What is being asked =
From the first line of the data down to and including the line with "W, H = 1225, 962", copy everything exactly, leaving out pictures.

## BEGIN Given information

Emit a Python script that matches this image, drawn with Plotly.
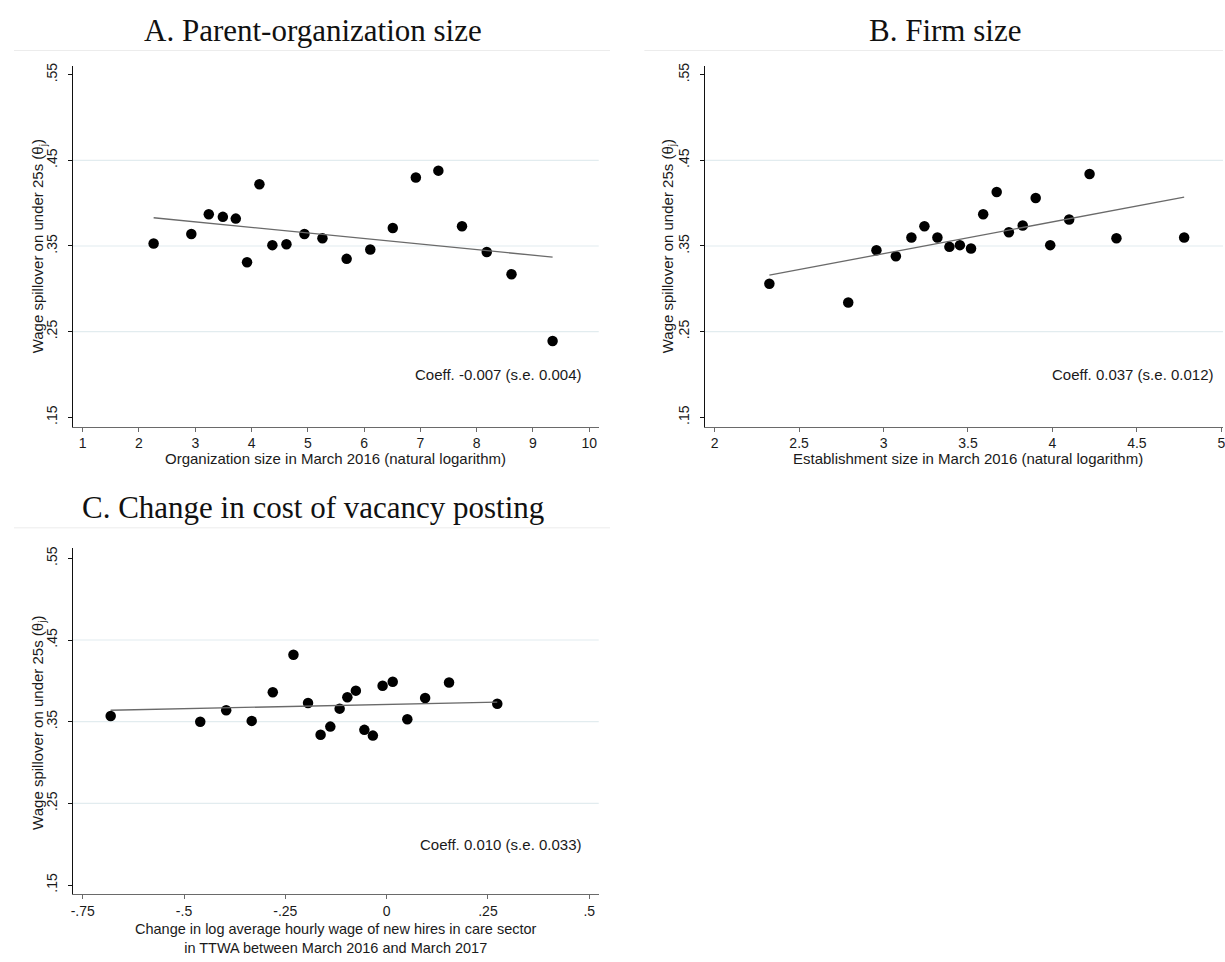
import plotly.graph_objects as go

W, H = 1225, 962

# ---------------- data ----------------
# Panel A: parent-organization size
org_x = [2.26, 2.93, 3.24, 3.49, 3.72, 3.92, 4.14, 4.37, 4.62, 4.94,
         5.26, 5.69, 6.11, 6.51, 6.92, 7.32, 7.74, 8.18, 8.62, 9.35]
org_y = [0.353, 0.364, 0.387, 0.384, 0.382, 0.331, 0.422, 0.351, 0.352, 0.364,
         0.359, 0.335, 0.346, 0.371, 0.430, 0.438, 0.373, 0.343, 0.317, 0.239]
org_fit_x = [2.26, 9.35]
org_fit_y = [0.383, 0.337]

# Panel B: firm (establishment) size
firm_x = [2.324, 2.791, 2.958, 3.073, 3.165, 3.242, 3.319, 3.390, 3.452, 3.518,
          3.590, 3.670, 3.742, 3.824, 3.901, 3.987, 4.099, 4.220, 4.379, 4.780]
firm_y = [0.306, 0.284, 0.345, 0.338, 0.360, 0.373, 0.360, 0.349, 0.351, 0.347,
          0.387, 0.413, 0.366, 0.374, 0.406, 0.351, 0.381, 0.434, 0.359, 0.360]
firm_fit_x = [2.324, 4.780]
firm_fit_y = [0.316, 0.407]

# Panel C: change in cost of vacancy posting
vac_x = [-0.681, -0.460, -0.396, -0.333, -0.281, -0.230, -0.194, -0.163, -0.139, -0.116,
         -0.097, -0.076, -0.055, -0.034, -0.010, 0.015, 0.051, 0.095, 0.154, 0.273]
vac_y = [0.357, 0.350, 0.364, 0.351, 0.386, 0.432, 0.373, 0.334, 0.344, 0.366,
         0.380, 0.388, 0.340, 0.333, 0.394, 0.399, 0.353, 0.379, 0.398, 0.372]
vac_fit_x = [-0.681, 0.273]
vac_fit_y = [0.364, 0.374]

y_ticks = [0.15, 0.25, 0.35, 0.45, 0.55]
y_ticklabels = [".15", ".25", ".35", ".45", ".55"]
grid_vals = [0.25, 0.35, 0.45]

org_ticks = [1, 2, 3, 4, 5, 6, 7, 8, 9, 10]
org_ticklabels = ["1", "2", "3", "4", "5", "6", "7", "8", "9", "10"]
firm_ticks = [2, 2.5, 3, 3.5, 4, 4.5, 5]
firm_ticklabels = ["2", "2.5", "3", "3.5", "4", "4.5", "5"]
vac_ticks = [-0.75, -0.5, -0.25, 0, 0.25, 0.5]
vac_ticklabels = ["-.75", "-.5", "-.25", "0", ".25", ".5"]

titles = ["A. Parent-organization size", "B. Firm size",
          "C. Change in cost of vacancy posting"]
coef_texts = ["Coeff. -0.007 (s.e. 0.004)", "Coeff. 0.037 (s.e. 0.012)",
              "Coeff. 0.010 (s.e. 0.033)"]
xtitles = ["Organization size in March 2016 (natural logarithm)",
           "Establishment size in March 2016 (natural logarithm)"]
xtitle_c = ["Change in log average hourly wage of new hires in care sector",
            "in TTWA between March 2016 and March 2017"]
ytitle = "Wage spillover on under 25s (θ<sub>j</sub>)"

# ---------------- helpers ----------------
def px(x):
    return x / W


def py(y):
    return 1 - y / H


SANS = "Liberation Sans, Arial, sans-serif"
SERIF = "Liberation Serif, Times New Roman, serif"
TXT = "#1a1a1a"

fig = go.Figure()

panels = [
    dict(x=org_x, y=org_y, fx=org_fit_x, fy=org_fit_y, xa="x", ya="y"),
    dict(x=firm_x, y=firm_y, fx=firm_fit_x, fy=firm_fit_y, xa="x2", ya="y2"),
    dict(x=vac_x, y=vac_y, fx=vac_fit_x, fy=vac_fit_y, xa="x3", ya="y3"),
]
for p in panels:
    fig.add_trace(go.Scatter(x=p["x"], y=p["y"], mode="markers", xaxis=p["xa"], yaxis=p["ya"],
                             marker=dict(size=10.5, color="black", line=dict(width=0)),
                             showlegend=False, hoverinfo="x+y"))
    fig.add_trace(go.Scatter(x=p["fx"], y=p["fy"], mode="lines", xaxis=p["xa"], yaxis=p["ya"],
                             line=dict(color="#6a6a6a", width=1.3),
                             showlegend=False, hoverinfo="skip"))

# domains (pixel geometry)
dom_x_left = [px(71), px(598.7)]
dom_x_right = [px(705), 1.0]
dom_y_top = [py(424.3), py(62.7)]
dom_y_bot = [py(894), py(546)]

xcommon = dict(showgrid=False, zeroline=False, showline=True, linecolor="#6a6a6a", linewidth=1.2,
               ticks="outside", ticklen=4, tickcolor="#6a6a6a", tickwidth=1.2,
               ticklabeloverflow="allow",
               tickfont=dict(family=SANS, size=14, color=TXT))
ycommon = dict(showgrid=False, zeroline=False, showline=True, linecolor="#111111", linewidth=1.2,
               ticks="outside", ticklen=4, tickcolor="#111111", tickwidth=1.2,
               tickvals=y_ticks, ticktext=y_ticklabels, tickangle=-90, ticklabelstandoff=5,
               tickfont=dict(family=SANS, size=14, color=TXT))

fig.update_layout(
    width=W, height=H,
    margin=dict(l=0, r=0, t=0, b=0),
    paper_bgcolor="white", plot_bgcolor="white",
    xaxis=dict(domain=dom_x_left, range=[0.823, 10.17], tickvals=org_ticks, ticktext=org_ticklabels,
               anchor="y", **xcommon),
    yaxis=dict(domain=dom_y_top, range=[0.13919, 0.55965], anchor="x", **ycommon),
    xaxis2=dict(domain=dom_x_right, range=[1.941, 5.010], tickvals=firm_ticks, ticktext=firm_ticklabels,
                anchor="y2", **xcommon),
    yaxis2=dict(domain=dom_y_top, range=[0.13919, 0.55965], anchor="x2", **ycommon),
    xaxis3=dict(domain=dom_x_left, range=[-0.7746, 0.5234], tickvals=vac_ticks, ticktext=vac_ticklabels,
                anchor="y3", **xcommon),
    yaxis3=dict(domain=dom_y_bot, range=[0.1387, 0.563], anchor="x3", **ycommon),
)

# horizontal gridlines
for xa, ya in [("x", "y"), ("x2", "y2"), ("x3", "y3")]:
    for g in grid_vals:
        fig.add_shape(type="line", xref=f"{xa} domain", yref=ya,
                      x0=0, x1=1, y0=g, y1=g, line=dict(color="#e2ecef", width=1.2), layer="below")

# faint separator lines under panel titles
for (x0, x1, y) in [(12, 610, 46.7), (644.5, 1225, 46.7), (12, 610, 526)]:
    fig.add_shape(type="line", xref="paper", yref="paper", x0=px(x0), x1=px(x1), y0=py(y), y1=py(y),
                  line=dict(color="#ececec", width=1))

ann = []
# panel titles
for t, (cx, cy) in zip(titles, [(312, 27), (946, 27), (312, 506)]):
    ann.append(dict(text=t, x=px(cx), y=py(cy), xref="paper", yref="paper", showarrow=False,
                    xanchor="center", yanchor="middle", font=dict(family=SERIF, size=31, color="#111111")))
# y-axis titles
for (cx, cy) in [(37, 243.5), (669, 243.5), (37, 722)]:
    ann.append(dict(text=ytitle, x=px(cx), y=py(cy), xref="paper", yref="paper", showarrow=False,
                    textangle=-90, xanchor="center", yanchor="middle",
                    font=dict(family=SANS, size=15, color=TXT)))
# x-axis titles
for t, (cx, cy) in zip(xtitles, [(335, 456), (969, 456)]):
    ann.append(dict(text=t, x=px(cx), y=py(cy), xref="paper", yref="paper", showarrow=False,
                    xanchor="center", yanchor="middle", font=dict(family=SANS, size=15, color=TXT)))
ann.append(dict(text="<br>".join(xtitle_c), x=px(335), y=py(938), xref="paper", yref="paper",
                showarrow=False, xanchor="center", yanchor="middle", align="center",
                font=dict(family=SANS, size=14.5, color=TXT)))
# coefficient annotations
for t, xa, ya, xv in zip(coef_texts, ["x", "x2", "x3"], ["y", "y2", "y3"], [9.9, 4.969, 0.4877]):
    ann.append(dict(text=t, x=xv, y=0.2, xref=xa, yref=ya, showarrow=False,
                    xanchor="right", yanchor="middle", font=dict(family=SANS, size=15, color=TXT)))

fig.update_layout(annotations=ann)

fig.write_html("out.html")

## END Given information

Exercise answer =
Emit a Python script that matches this image, drawn with Plotly.
import plotly.graph_objects as go

W, H = 1225, 962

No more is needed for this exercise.